Nengudi’s oeuvre has always been a hybrid one. Born in 1943 in Chicago as Sue Irons, she was raised in California and later attended what is now California State University, Los Angeles, where she studied art and dance. In 1965, while still a student, Irons did an internship in the art and dance education department of the Pasadena Art Museum, which at that time was a destination for its presentations of cutting-edge art. She developed a fascination with the work of Paul Klee, who made use of inscrutable symbols that appear to contain their own hidden language.
Meanwhile, while in the library at school, she came across a book on the Japanese avant-garde and developed a love of Gutai, a postwar movement that sought to collapse all divisions between art and life by relying on readily available materials, including dirt, cloth, and light tubes. “What spoke to Nengudi from the images she saw was the ephemeral and quotidian nature of the employed materials, as well as the visible role granted to play and improvisation,” Lenbachhaus curator Stephanie Weber has written. Inspired by Gutai, she briefly moved to Japan on a fellowship and began studying forms of Japanese theater like Noh and Kabuki.
When she returned to California in 1967, she also became involved with the scene around the Watts Tower, in a predominantly Black Los Angeles neighborhood that had been transformed by protests spurred by police brutality two years earlier. She fell in with a scene centered around the Black-owned Brockman Gallery and David Hammons’s studio, and in the ’70s, she furthered an interest in African art that was also being explored by many of her colleagues at the time.

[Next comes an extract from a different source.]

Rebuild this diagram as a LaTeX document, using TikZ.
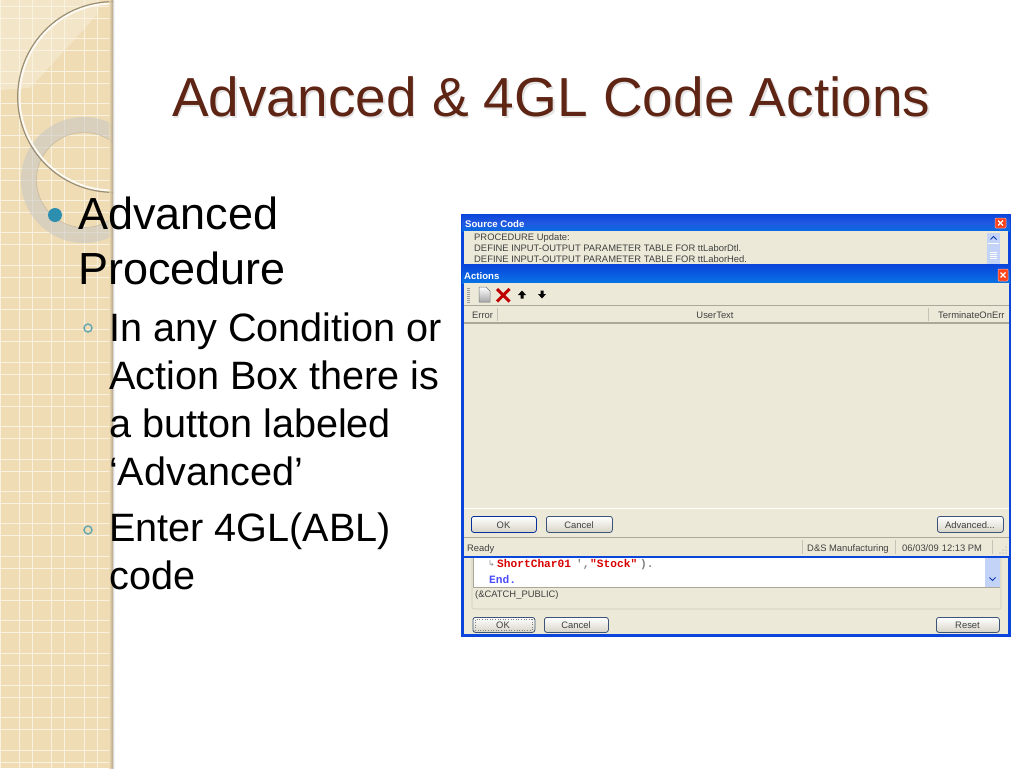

In 1974, a boyfriend from Zaire rechristened her Senga Nengudi—“Senga” means “listen” or “hear” in Duala, and “Nengudi” translates to “a woman who comes to power as a traditional healer,” the artist explained in a 2013 oral history.
Her later performances evinced an interest in African art. For the 1978/79 performance Masked Taping, she attached pieces of tape to her body and moved about, to explore “elements of my African heritage of mask making, dance, rites and rituals,” the artist wrote. Meanwhile, art historian Kellie Jones has connected Ceremony for Freeway Fets to traditions like Gèlèdé, a Nigerian masquerade meant as a celebration of female power.

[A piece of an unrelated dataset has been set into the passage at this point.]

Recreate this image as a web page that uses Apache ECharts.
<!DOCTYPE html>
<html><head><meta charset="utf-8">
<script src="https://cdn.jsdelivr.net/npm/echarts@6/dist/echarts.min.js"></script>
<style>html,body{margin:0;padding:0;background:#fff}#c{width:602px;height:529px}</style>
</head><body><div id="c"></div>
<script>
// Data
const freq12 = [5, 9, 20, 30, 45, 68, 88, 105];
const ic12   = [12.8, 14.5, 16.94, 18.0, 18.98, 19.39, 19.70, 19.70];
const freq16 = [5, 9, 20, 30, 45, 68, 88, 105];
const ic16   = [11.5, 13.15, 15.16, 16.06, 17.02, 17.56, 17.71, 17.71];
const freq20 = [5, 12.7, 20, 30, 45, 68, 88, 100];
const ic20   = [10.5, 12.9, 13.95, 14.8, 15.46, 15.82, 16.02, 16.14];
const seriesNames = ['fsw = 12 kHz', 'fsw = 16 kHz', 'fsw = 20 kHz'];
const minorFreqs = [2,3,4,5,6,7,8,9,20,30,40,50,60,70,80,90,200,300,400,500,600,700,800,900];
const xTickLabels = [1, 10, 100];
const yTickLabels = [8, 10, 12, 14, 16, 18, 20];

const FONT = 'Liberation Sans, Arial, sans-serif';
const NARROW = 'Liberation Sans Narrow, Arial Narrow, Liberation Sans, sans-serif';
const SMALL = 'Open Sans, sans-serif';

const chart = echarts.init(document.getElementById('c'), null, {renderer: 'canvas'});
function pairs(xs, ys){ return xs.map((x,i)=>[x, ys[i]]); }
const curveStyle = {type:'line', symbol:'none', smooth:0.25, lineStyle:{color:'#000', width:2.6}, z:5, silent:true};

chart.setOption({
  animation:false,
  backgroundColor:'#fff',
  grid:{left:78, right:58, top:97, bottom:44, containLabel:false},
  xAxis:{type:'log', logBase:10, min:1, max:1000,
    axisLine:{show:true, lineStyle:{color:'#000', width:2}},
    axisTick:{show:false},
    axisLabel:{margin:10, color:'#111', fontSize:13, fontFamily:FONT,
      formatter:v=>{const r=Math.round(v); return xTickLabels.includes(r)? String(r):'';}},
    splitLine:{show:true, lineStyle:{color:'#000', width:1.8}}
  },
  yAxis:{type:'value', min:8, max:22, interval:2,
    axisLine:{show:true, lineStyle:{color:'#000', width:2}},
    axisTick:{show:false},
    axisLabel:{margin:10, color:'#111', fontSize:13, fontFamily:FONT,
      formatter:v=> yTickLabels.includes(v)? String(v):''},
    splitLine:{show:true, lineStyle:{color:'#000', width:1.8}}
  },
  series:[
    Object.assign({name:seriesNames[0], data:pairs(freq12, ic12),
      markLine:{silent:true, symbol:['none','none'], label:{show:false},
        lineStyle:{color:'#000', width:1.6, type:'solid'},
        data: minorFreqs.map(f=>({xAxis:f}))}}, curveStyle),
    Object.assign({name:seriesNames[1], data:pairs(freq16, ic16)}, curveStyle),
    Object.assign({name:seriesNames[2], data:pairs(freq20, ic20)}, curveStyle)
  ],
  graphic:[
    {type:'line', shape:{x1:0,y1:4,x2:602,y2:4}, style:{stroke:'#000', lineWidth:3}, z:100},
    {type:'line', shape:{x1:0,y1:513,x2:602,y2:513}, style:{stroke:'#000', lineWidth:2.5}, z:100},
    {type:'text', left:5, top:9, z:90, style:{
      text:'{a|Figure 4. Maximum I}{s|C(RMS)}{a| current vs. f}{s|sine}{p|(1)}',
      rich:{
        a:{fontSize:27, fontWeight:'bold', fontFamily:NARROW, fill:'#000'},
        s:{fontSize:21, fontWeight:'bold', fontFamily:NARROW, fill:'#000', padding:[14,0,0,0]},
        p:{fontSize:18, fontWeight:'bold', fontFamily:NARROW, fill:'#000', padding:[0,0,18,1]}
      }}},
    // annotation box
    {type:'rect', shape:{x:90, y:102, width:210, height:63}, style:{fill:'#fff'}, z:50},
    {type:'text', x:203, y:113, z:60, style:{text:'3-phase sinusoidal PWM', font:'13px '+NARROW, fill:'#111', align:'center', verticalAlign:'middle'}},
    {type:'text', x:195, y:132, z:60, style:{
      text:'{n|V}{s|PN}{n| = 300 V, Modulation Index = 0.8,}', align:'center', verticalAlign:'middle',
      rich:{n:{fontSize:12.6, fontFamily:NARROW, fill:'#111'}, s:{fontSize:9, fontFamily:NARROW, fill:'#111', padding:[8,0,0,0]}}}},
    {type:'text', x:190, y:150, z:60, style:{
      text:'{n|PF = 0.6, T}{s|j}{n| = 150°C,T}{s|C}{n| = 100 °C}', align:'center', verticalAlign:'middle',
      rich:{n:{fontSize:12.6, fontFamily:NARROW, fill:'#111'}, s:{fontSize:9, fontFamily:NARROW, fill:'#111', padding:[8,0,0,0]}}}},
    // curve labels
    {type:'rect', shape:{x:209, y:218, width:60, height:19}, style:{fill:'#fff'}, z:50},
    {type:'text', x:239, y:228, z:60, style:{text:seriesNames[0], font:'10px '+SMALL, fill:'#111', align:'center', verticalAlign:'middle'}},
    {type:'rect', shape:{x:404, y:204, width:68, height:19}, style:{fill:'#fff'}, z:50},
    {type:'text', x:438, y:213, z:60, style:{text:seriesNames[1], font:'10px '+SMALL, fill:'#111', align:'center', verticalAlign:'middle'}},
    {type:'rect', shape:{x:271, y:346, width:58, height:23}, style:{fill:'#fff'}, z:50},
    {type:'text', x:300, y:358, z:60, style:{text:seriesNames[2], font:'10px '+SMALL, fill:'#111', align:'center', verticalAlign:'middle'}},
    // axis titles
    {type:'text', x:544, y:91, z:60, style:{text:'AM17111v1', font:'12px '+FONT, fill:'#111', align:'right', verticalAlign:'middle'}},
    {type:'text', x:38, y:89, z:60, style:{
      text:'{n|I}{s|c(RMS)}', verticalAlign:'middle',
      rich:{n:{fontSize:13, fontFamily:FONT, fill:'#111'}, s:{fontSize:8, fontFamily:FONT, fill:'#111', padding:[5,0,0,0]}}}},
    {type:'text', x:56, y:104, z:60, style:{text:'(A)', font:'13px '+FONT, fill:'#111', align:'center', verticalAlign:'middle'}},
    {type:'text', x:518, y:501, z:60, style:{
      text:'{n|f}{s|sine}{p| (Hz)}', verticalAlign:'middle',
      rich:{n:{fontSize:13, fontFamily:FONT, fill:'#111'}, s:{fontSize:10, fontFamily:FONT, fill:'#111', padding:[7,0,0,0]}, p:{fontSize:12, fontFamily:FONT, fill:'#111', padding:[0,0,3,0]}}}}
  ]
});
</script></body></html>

Commonplace materials are given new life in Nengudi’s art.
Nengudi’s first mature artworks were a series known as “Water Compositions,” for which she filled plastic sacs with water tinged rich shades of purple, green, and blue by food coloring. These works stood in marked contrast to what was expected of Black artists at the time. “No one would even speak to her because we were all doing political art,” Hammons told Jones in her 2017 book South of Pico. “She couldn’t relate.” The “Water Compositions” later appeared at the Musée Rath in Geneva, in a 1971 show called “8 artistes afro-américains,” which was met with protests targeting the exhibition because it wasn’t political enough. (That same year, she stopped producing the “Water Compositions,” fearing that they would be connected to the exploding market for waterbeds.)
In spite of the initial pushback Nengudi received for her art, she continued making work in that vein throughout her career, relying on “low” materials and breathing new life into them through her sculpture. Made in the mode of Gutai figures like Kazuo Shiraga, who once fashioned a circle out of mud and called it art, or Atsuko Tanaka, who formed a dress out of lighting tubes, Nengudi gave this style a new meaning by tethering her materials to urban spaces around her.
It’s a sensibility best glimpsed in Nengudi’s 1988 installation Bulemia, whose untranslatable title was given by artist and Yoruba priest Charles Abramson. The room-size work was filled with newspapers—they covered its walls and lay crushed in balls on the floor; a now-lost audio component accompanied it. The installation’s title—and to some degree the work itself—did not mean much, but for Nengudi, the piece had great significance. She once described it as “a great library of life where one enters to freely collect information.”